PITTSBURGH, FEB. 21 -- One or more industries apparently took advantage of a major fuel spill last month to dump cancer-causing industrial solvents into the Ohio River, water quality experts said.

"They dumped dirty solvents because getting rid of them is expensive," said Edgar Berkey, executive vice president of the University of Pittsburgh's Center for Hazardous Materials Research.

"What these misdirected and misguided industrial people dumped are chemicals and materials far more harmful, far more biologically active, than the diesel fuel," Berkey said.

An estimated 730,000 gallons of diesel oil poured from a ruptured Ashland Oil Inc. tank into the Monongahela River south of Pittsburgh on Jan. 2, then flowed into the Ohio River. The fuel threatened drinking supplies for residents in Pennsylvania, Ohio, West Virginia, Kentucky, Illinois and Indiana.

Samples taken along a 15-mile stretch of the Ohio River between Wheeling and Moundsville, W.Va., the week of Jan. 10 contained high concentrations of chloroform, methylene chloride, and 1,1,1-trichloroethane, according to Peter Tennant, water quality program manager for the Ohio River Valley Sanitation Commission in Cincinnati.

Chloroform and methylene chloride are cancer-causing substances and can accumulate in the bodies of fish and other marine life. The third substance, 1,1,1-trichloroethane, also is toxic.

"It's not unusual to see those chemicals in that part of the river occasionally, but never at that high a concentration," Tennant told The Pittsburgh Press in an article published Sunday. "Offhand, I'd estimate those concentrations at about 10 times more than what we normally might see."

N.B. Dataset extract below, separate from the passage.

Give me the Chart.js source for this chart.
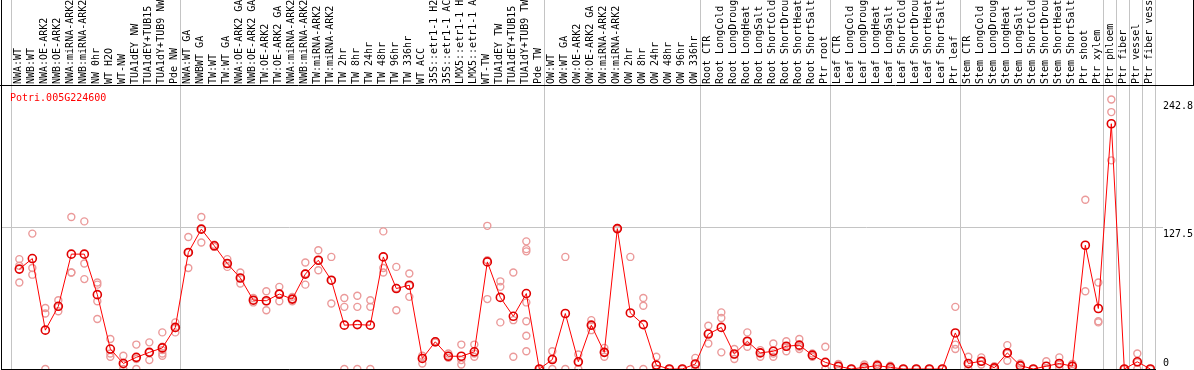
<!DOCTYPE html>
<html>
<head>
<meta charset="utf-8">
<script src="https://cdn.jsdelivr.net/npm/chart.js@4.4.1/dist/chart.umd.min.js"></script>
<style>
  html, body { margin: 0; padding: 0; background: #fff; }
  #wrap { width: 1194px; height: 370px; }
</style>
</head>
<body>
<div id="wrap"><canvas id="chartExpr"></canvas></div>
<script>
// sample names, left to right
const categories = [
  'NWA:WT', 'NWB:WT', 'NWA:OE-ARK2', 'NWB:OE-ARK2', 'NWA:miRNA-ARK2', 'NWB:miRNA-ARK2', 'NW 0hr', 'WT H2O', 'WT-NW',
  'TUA1dEY NW', 'TUA1dEY+TUB15 NW', 'TUA1dY+TUB9 NW', 'Pde NW',
  'NWA:WT GA', 'NWBWT GA', 'TW:WT', 'TW:WT GA', 'NWA:OE-ARK2 GA', 'NWB:OE-ARK2 GA', 'TW:OE-ARK2', 'TW:OE-ARK2 GA',
  'NWA:miRNA-ARK2', 'NWB:miRNA-ARK2', 'TW:miRNA-ARK2', 'TW:miRNA-ARK2', 'TW 2hr', 'TW 8hr', 'TW 24hr', 'TW 48hr',
  'TW 96hr', 'TW 336hr', 'WT ACC', '35S::etr1-1 H2O', '35S::etr1-1 ACC', 'LMX5::etr1-1 H2O', 'LMX5::etr1-1 ACC',
  'WT-TW', 'TUA1dEY TW', 'TUA1dEY+TUB15 TW', 'TUA1dY+TUB9 TW', 'Pde TW',
  'OW:WT', 'OW:WT GA', 'OW:OE-ARK2', 'OW:OE-ARK2 GA', 'OW:miRNA-ARK2', 'OW:miRNA-ARK2', 'OW 2hr', 'OW 8hr',
  'OW 24hr', 'OW 48hr', 'OW 96hr', 'OW 336hr',
  'Root CTR', 'Root LongCold', 'Root LongDrought', 'Root LongHeat', 'Root LongSalt', 'Root ShortCold',
  'Root ShortDrought', 'Root ShortHeat', 'Root ShortSalt', 'Ptr root',
  'Leaf CTR', 'Leaf LongCold', 'Leaf LongDrought', 'Leaf LongHeat', 'Leaf LongSalt', 'Leaf ShortCold',
  'Leaf ShortDrought', 'Leaf ShortHeat', 'Leaf ShortSalt', 'Ptr leaf',
  'Stem CTR', 'Stem LongCold', 'Stem LongDrought', 'Stem LongHeat', 'Stem LongSalt', 'Stem ShortCold',
  'Stem ShortDrought', 'Stem ShortHeat', 'Stem ShortSalt', 'Ptr shoot', 'Ptr xylem',
  'Ptr phloem', 'Ptr fiber', 'Ptr vessel', 'Ptr fiber vessel'
];

// how many samples in each block between the grey separators
const groupSizes = [13, 28, 12, 10, 10, 11, 1, 1, 1, 1];

// mean expression per sample (dark circles + line)
const means = [
  90, 99.5, 35, 56.5, 103.5, 103.5, 67, 18, 5, 10.5, 15, 19, 37.5,
  105, 126, 111, 95, 82, 62, 61.5, 67.5, 63, 85.5, 98, 80, 39.5, 40, 39.5, 101,
  72.5, 75.5, 9.5, 24.5, 11.5, 11.5, 15.5, 96.5, 64.5, 47.5, 68, 0,
  8.5, 50, 6.5, 39.5, 15, 126.5, 50.5, 40, 3.5, 0, 0, 4.5,
  31.5, 37.5, 13.5, 25, 14.5, 16, 20.5, 21.5, 12.5, 6,
  2.5, 0, 1.5, 3, 1.5, 0, 0, 0, 0, 32.5,
  5, 7, 1, 14.5, 3, 0, 2.5, 5, 2.5, 111.5, 54.5,
  221, 0, 6.5, 0
];

// replicate values per sample (light circles)
const replicates = [
  [99, 93, 78], [122, 91, 85], [55, 50, 0], [62, 56, 52], [137, 87, 87], [133, 95, 81],
  [78, 76, 61, 45], [27, 14, 11], [12, 4, 0], [22, 9, 0], [24, 15, 8], [33, 20, 17, 14, 12], [42, 37, 33],
  [119, 105, 91], [137, 126, 114], [112, 110, 110], [99, 95, 92], [87, 82, 77], [64, 62, 60],
  [70, 61, 53], [74, 68, 61], [65, 63, 61], [96, 86, 76], [107, 98, 89], [101, 80, 59],
  [64, 56, 0], [66, 56, 0], [62, 56, 0], [124, 91, 87], [92, 73, 53], [86, 75, 65],
  [12, 10, 5], [25, 24, 24], [14, 12, 10], [22, 8, 4], [22, 14, 11], [129, 98, 63],
  [79, 74, 42], [87, 44, 11], [115, 108, 106, 60, 43, 30, 16], [0, 0, 0],
  [16, 9, 0], [101, 0], [13, 6, 0], [44, 39, 35], [19, 15, 11], [127, 126, 126],
  [101, 0], [64, 57, 0], [11, 0, 0], [0, 0], [0, 0], [10, 4, 0],
  [39, 32, 23], [51, 46, 15], [18, 13, 9], [33, 25, 20], [17, 15, 11], [23, 14, 11],
  [25, 20, 16], [27, 20, 18], [14, 12, 11], [20, 0, 0],
  [4.5, 2.5, 0], [0, 0], [4, 1, 0], [4.5, 3, 1.5], [3, 1.5, 0], [0, 0],
  [0, 0], [0, 0], [0, 0], [56, 22, 18],
  [11, 4, 0], [10.5, 7, 4], [2.5, 0.5, 0], [21.5, 14, 7.5], [5, 3, 1], [0, 0],
  [7, 0, 0], [10.5, 4, 1], [4.5, 2.5, 0.5], [152.5, 70], [78, 43, 42],
  [242.8, 231.5, 188], [0, 0], [14, 6, 0], [0, 0]
];

const yTicks = [0, 127.5, 242.8];
const geneId = 'Potri.005G224600';

const MONO = '"DejaVu Sans Mono", "Liberation Mono", monospace';
const GRID = '#c4c4c4';

const meanPoints = means.map((v, i) => ({x: i, y: v}));
const repPoints = [];
replicates.forEach((reps, i) => reps.forEach(v => repPoints.push({x: i, y: v})));

// frame, group separators, gene id and the y labels
const framePlugin = {
  id: 'frame',
  beforeDatasetsDraw(chart) {
    const {ctx, chartArea: a, scales: {x}} = chart;
    ctx.save();
    ctx.lineWidth = 1;
    ctx.strokeStyle = GRID;
    ctx.beginPath();
    let start = 0;
    groupSizes.forEach(n => {
      const px = Math.round(x.getPixelForValue(start - 0.66)) + 0.5;
      ctx.moveTo(px, 0);
      ctx.lineTo(px, a.bottom);
      start += n;
    });
    ctx.moveTo(a.right + 0.5, 0);
    ctx.lineTo(a.right + 0.5, a.bottom);
    ctx.stroke();

    ctx.strokeStyle = '#000';
    ctx.beginPath();
    ctx.moveTo(0, a.top - 0.5);
    ctx.lineTo(chart.width, a.top - 0.5);
    ctx.moveTo(a.left + 0.5, 0);
    ctx.lineTo(a.left + 0.5, chart.height);
    ctx.moveTo(a.left, a.bottom + 0.5);
    ctx.lineTo(a.right + 1, a.bottom + 0.5);
    ctx.moveTo(chart.width - 0.5, 0);
    ctx.lineTo(chart.width - 0.5, a.top);
    ctx.stroke();
    ctx.restore();
  },
  afterDraw(chart) {
    const {ctx, chartArea: a, scales: {y}} = chart;
    ctx.save();
    ctx.font = '10px ' + MONO;
    ctx.textBaseline = 'top';
    ctx.textAlign = 'left';
    ctx.fillStyle = '#ff0000';
    ctx.fillText(geneId, a.left + 9, a.top + 7);
    ctx.fillStyle = '#000';
    yTicks.forEach(v => {
      const py = Math.min(y.getPixelForValue(v) + 2, a.bottom - 11);
      ctx.fillText(String(v), a.right + 8, py);
    });
    ctx.restore();
  }
};

new Chart('chartExpr', {
  type: 'scatter',
  data: {
    datasets: [
      {
        label: 'mean',
        data: meanPoints,
        showLine: true,
        borderColor: '#ff0000',
        borderWidth: 1,
        pointRadius: 4,
        pointBorderWidth: 1.6,
        pointBorderColor: '#e00000',
        pointBackgroundColor: 'rgba(0,0,0,0)'
      },
      {
        label: 'replicates',
        data: repPoints,
        pointRadius: 3.5,
        borderWidth: 1.4,
        borderColor: '#eb9a9a',
        backgroundColor: 'rgba(0,0,0,0)'
      }
    ]
  },
  options: {
    responsive: true,
    maintainAspectRatio: false,
    animation: false,
    layout: { autoPadding: false, padding: { left: 1, right: 0, top: 0, bottom: 1 } },
    plugins: {
      legend: { display: false },
      tooltip: { enabled: false }
    },
    scales: {
      x: {
        type: 'linear',
        position: 'top',
        bounds: 'data',
        min: -1.41,
        max: 87.36,
        afterBuildTicks: s => { s.ticks = categories.map((_, i) => ({value: i})); },
        afterFit: s => {
          s.height = 86;
          s.paddingLeft = 0;
          s.paddingRight = 0;
        },
        grid: { display: false, drawTicks: false },
        border: { display: false },
        ticks: {
          autoSkip: false,
          minRotation: 90,
          maxRotation: 90,
          padding: 2,
          labelOffset: 11,
          color: '#000',
          font: { family: MONO, size: 10 },
          callback: v => categories[v]
        }
      },
      y: {
        position: 'right',
        min: 0,
        max: 255,
        afterBuildTicks: s => { s.ticks = yTicks.map(v => ({value: v})); },
        afterFit: s => {
          s.width = 39;
          s.paddingTop = 0;
          s.paddingBottom = 0;
        },
        grid: {
          color: c => (c.tick && c.tick.value === yTicks[1]) ? GRID : 'rgba(0,0,0,0)',
          drawTicks: true,
          tickLength: 8
        },
        border: { display: false },
        ticks: { display: false }
      }
    }
  },
  plugins: [framePlugin]
});
</script>
</body>
</html>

"At the time of the spill, we were getting calls from lots of industries up and down the river about where it was located," he said. "We thought they were worried about their {water} intakes."

At the levels found, chloroform and methylene chloride significantly exceed the federal cancer risk level criteria for rivers and streams, according to Tennant.

Tennant said his commission has several aerial photographs taken during the fuel spill that seem to show discharges from the Ohio side of the river below Wheeling. The agency in the past has investigated reports of pollutant discharges at that site.

Tennant said the photographed discharges have not been identified and do not seem to be coming from any building or industrial facility. He declined to speculate about their origin, except to say they could be intermittently flowing from a drainage ditch or sewer.

Tennant said it's "very doubtful" that those responsible for discharging the chemicals will be identified.